Bei bestimmten Anlässen singen und beten Kirchenangehörige: Wir sind nur Gast auf Erden. Dahinter steckt die ständige Aufforderung, unser Leben wie ein Gastspiel anzusehen und zu gestalten, bei allen Beschäftigungen das Ewige, Unvergängliche und Bleibende im Blick zu behalten; aber auch froh darüber zu werden, dass alle gelebten Kleinigkeiten als Bausteine angesehen werden können zur Vorbereitung auf die große Zukunft Gottes, die Jesus in den kleinen Dingen des Alltags beschreibt. Diese Zukunft, "Reich Gottes" genannt, gleicht einem Senfkorn, das lange braucht, um zu einem großen Baum zu werden. Wir schnelllebigen und modernen Menschen fragen heute zu Recht: Warum dauert das alles so lange? Warum mahlen Gottes Mühlen so langsam? Dabei merken wir nicht, dass es heute Tausende und Millionen Menschen gibt, die weltweit in allen Religionen und Kulturen dabei sind, Dunkelheit durch Taten der Liebe und Gerechtigkeit zu vertreiben. Ganz gleich, welchen Glaubens oder Unglaubens sie sind: Sie alle geben Zeugnis davon, dass die Predigt Jesu bei vielen Menschen angekommen ist, nicht nur bei Angehörigen von Religionen oder Konfessionen. Überall in der Welt, wo sich unter dem geheimnisvollen Wirken des schöpferischen Geistes Gottes Keime zum Guten und Wahren entwickeln, müssten diese von gläubigen Christen gefördert und gestärkt werden. Der gute Same bedarf überall des Wassers und der Sonne, damit aus dem unscheinbaren Licht ein leuchtendes Feuer werden kann. Die frohe Botschaft von der erlösten und heilen Menschheit im Blick auf die Zukunft Gottes kann schnell zu einer mühsamen und anstrengenden Botschaft werden, wenn es darum geht, das Schwere des Lebens zu ertragen. Im Blick auf die Frage: Wie kann Gott dieses oder jenes in der Welt zulassen? lautet die Antwort des Evangeliums: Auf dem Weg in die Zukunft Gottes ist kein Berg zu hoch, kein Weg zu steinig, kein Kreuz zu schwer, kein Schmerz zu unerträglich. Für den Apostel Paulus sind der Tod und die Auferstehung Christi die eigentlichen Höhepunkte des Lebens. Er stellt die Frage: "Was kann uns scheiden von der Liebe Christi: „Bedrängnis, Not oder Verfolgung? Hunger oder Kälte, Gefahren oder Schwert?" Paulus antwortet darauf: "Weder Tod noch Leben, weder Engel noch Mächte, weder Gegenwärtiges noch Zukünftiges, weder Gewalten der Höhe oder Tiefe, noch irgendeine andere Kreatur kann uns scheiden von der Liebe Christi, die in Christus Jesus ist." (Röm 8. 5-39).

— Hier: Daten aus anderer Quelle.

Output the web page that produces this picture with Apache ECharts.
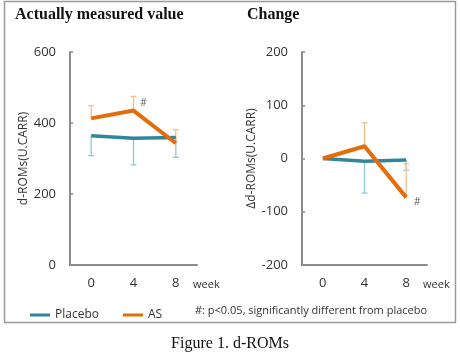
<!DOCTYPE html>
<html><head><meta charset="utf-8">
<script src="https://cdn.jsdelivr.net/npm/echarts@6/dist/echarts.min.js"></script>
<style>html,body{margin:0;padding:0;background:#fff}#c{width:460px;height:361px}</style>
</head><body><div id="c"></div>
<script>
const weeks = ['0', '4', '8'];
// Actually measured value
const placeboMean = [364, 357, 359];
const placeboLow = [308, 282, 303];
const asMean = [413, 435, 343];
const asHigh = [449, 475, 381];
const sigMeasured = ['', '#', ''];
// Change
const placeboChg = [0, -5, -3];
const placeboChgLow = [null, -65, -22];
const asChg = [0, 23, -73];
const asChgHigh = [null, 67, -10];
const sigChange = ['', '', '#'];

const cBlue = '#31869B', cOrange = '#E46C0A';
const cBlueLight = '#93C7D8', cOrangeLight = '#F6BE8A';
const axisGrey = '#8c8c8c';
const sans = '"Open Sans", "Noto Sans", sans-serif';
const serif = '"Liberation Serif", "Times New Roman", serif';

function errSeries(name, xi, yi, mean, ends, color) {
  const data = [];
  mean.forEach((m, i) => { if (ends[i] !== null) data.push([i, m, ends[i]]); });
  return {
    type: 'custom', name: name, xAxisIndex: xi, yAxisIndex: yi, z: 1, silent: true,
    data: data,
    renderItem: function (params, api) {
      const p1 = api.coord([api.value(0), api.value(1)]);
      const p2 = api.coord([api.value(0), api.value(2)]);
      const st = { stroke: color, lineWidth: 1.3 };
      return { type: 'group', children: [
        { type: 'line', shape: { x1: p1[0], y1: p1[1], x2: p2[0], y2: p2[1] }, style: st },
        { type: 'line', shape: { x1: p2[0] - 3, y1: p2[1], x2: p2[0] + 3, y2: p2[1] }, style: st }
      ]};
    }
  };
}
function lineSeries(name, xi, yi, vals, color, width) {
  return {
    type: 'line', name: name, xAxisIndex: xi, yAxisIndex: yi, z: 3,
    data: vals, symbol: 'none', showSymbol: false,
    lineStyle: { color: color, width: width }, itemStyle: { color: color },
    animation: false
  };
}
function sigSeries(xi, yi, vals, sig, offset) {
  const data = [];
  vals.forEach((v, i) => { if (sig[i] !== '') data.push([i, v, sig[i]]); });
  return {
    type: 'scatter', name: 'sig', xAxisIndex: xi, yAxisIndex: yi, z: 4, silent: true,
    data: data, symbolSize: 0.1, itemStyle: { color: 'rgba(0,0,0,0)' },
    label: { show: true, position: 'inside', offset: offset, formatter: p => p.value[2],
      color: '#333', fontSize: 10, fontFamily: sans }
  };
}
function xAx(gi) {
  return {
    type: 'category', gridIndex: gi, data: weeks, boundaryGap: true,
    axisLine: { onZero: false, lineStyle: { color: axisGrey, width: 2 } },
    axisTick: { inside: true, length: 3, lineStyle: { color: axisGrey, width: 1.5 } },
    axisLabel: { color: '#333', fontSize: 13, fontFamily: sans, margin: 12 },
    name: 'week', nameLocation: 'end', nameGap: -4,
    nameTextStyle: { color: '#333', fontSize: 11, fontFamily: sans, align: 'left', verticalAlign: 'top', padding: [14, 0, 0, 0] }
  };
}
function yAx(gi, min, max, iv, name, gap) {
  return {
    type: 'value', gridIndex: gi, min: min, max: max, interval: iv,
    splitLine: { show: false },
    axisLine: { show: true, lineStyle: { color: axisGrey, width: 2 } },
    axisTick: { show: true, inside: true, length: 3, lineStyle: { color: axisGrey, width: 1.5 } },
    axisLabel: { color: '#333', fontSize: 13, fontFamily: sans, margin: 14 },
    name: name, nameLocation: 'middle', nameGap: gap, nameRotate: 90,
    nameTextStyle: { color: '#333', fontSize: 12, fontFamily: sans }
  };
}

const chart = echarts.init(document.getElementById('c'), null, { renderer: 'canvas' });
chart.setOption({
  backgroundColor: '#fff',
  animation: false,
  grid: [
    { left: 70, top: 52, width: 127, height: 213 },
    { left: 302, top: 52, width: 125, height: 213 }
  ],
  xAxis: [xAx(0), xAx(1)],
  yAxis: [yAx(0, 0, 600, 200, 'd-ROMs(U.CARR)', 40), yAx(1, -200, 200, 100, 'Δd-ROMs(U.CARR)', 32)],
  legend: {
    left: 25, top: 304, itemWidth: 20, itemHeight: 3, itemGap: 24,
    data: [{ name: 'Placebo', icon: 'rect' }, { name: 'AS', icon: 'rect' }],
    textStyle: { color: '#333', fontSize: 12, fontFamily: sans }
  },
  graphic: [
    { type: 'rect', shape: { x: 4.5, y: 1.5, width: 451, height: 321 }, style: { fill: 'none', stroke: '#9a9a9a', lineWidth: 1.5 }, z: -1 },
    { type: 'text', left: 15, top: 7, style: { text: 'Actually measured value', font: 'bold 16px ' + serif, fill: '#111' } },
    { type: 'text', left: 247, top: 7, style: { text: 'Change', font: 'bold 16px ' + serif, fill: '#111' } },
    { type: 'text', left: 195, top: 305, style: { text: '#: p<0.05, significantly different from placebo', font: '11px ' + sans, fill: '#333' } },
    { type: 'text', left: 'center', top: 336, style: { text: 'Figure 1. d-ROMs', font: '16px ' + serif, fill: '#111' } }
  ],
  series: [
    errSeries('ePlacebo', 0, 0, placeboMean, placeboLow, cBlueLight),
    errSeries('eAS', 0, 0, asMean, asHigh, cOrangeLight),
    errSeries('ePlaceboChg', 1, 1, placeboChg, placeboChgLow, cBlueLight),
    errSeries('eASChg', 1, 1, asChg, asChgHigh, cOrangeLight),
    lineSeries('Placebo', 0, 0, placeboMean, cBlue, 3.5),
    lineSeries('AS', 0, 0, asMean, cOrange, 4),
    lineSeries('Placebo', 1, 1, placeboChg, cBlue, 3.5),
    lineSeries('AS', 1, 1, asChg, cOrange, 4),
    sigSeries(0, 0, asMean, sigMeasured, [10, -7]),
    sigSeries(1, 1, asChg, sigChange, [11, 5])
  ]
});
</script></body></html>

Im Sinne der Evangelien könnte man die frohe Botschaft ausdrücken in dem Satz: Der Weg ist das Ziel! Es kommt darauf an, seinen Weg zu gehen, ganz gleich, wie er aussieht und was im Leben auf jemanden zukommt. Auch dafür ist Paulus ein unübertroffener Kronzeuge: "Ich habe den guten Kampf gekämpft, den Lauf vollendet, die Treue gehalten. Schon jetzt liegt für mich der Kranz der Gerechtigkeit bereit..., aber nicht nur mir, sondern allen, die sehnsüchtig auf sein Erscheinen warten" (2Tim. 4. 7-8). Dass es sich lohnt, In Tat und Wahrheit auf sein wunderbares Erscheinen zu warten, ist für Paulus eine das Leben bestimmende Verheißung: Wir verkünden, "was kein Auge gesehen und kein Ohr gehört hat, was keinem Menschen in den Sinn gekommen ist: das Große, das Gott denen bereitet hat, die ihn lieben" (1Kor 2.9). In dieser Hoffnung lebend, beten gläubige Christen in jedem Gottesdienst: "Deinen Tod verkünden wir; Deine Auferstehung preisen wir..., bis Du kommst in Herrlichkeit".

Mit diesen Gedanken möchte ich sie in die besinnliche vorweihnachtliche Zeit entlassen.